In a small ceremony on Tuesday, board members and beneficiaries celebrated structural improvements to the 6,000 square foot area that included a dining hall, reception area, offices and classrooms, thanks to a $275,000 grant from the Robin Hood Foundation.
“When a space looks dingy and unwelcoming it makes a statement despite everything we try to tell people,” said Joanne Page, President and CEO of the Fortune Society. “[But] when it is bright and beautiful, it says you matter…and it supports the hard change that people here are trying to do.”
The Queens location provides family, health and employment services, as well as education programs, substance abuse treatments and housing to more than 400 people a day.
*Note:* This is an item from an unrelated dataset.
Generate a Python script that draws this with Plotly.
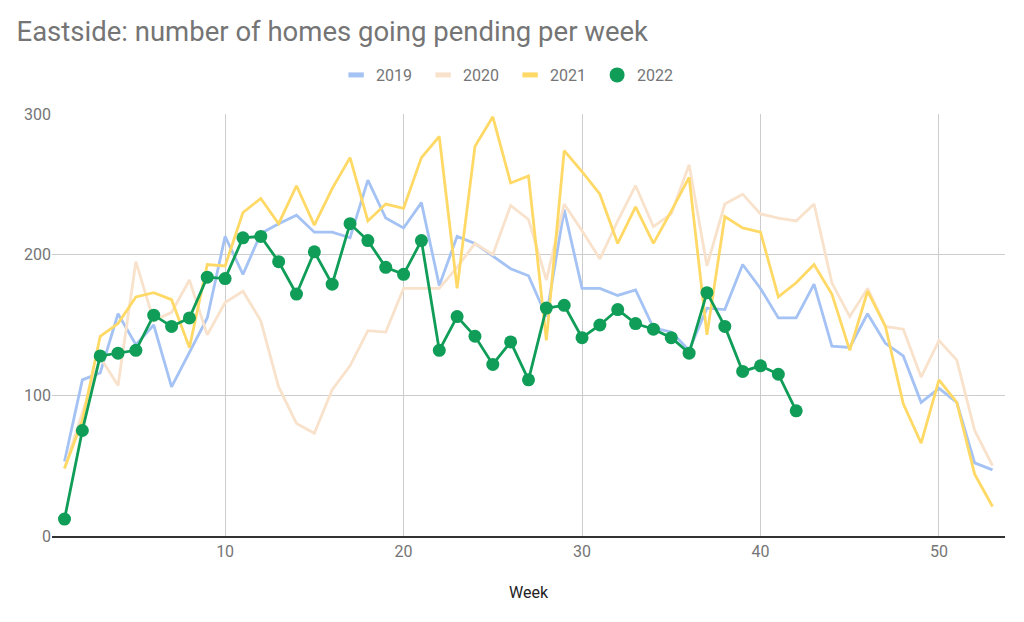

These reentry programs help persons with criminal records have a successful transition to their community after release.
“Even with their prison time, people can say, ‘this is me, I’m a new person and this is what I got and what I have to offer,” said Kwanda Baker, who has a conviction for fraud and who thanks to a two-week employment preparation program at Fortune Society, now works as customer service representative at Whole Foods.
This sense of belonging and acceptance has also pushed many Fortune Society clients to become staff members. According to its website, more than 70 percent of its professional staff are formerly incarcerated, homeless or have substance abuse history.
“I’m more than grateful because I grew up at Fortune” said Barry Campbell, who served a two-and-a-half-year sentence for robbery and its now the Special Assistant to CEO for the organization. “This was a place where I could let my guard down and be me, and learn new things and grow.”
Campbell also said that the makeover of the building, which included new carpet and flooring installations, as well as new workstations and furniture, also helps to reflect the organization’s mission.
“Many formerly incarcerated individuals, whenever they walk into a social services agency, they are not treated with much love and respect,” he said. “Here, we tend to look at the human side of an individual. It’s just treating people the way you would like to be treated, because even though they are formerly incarcerated, they deserve a second chance.”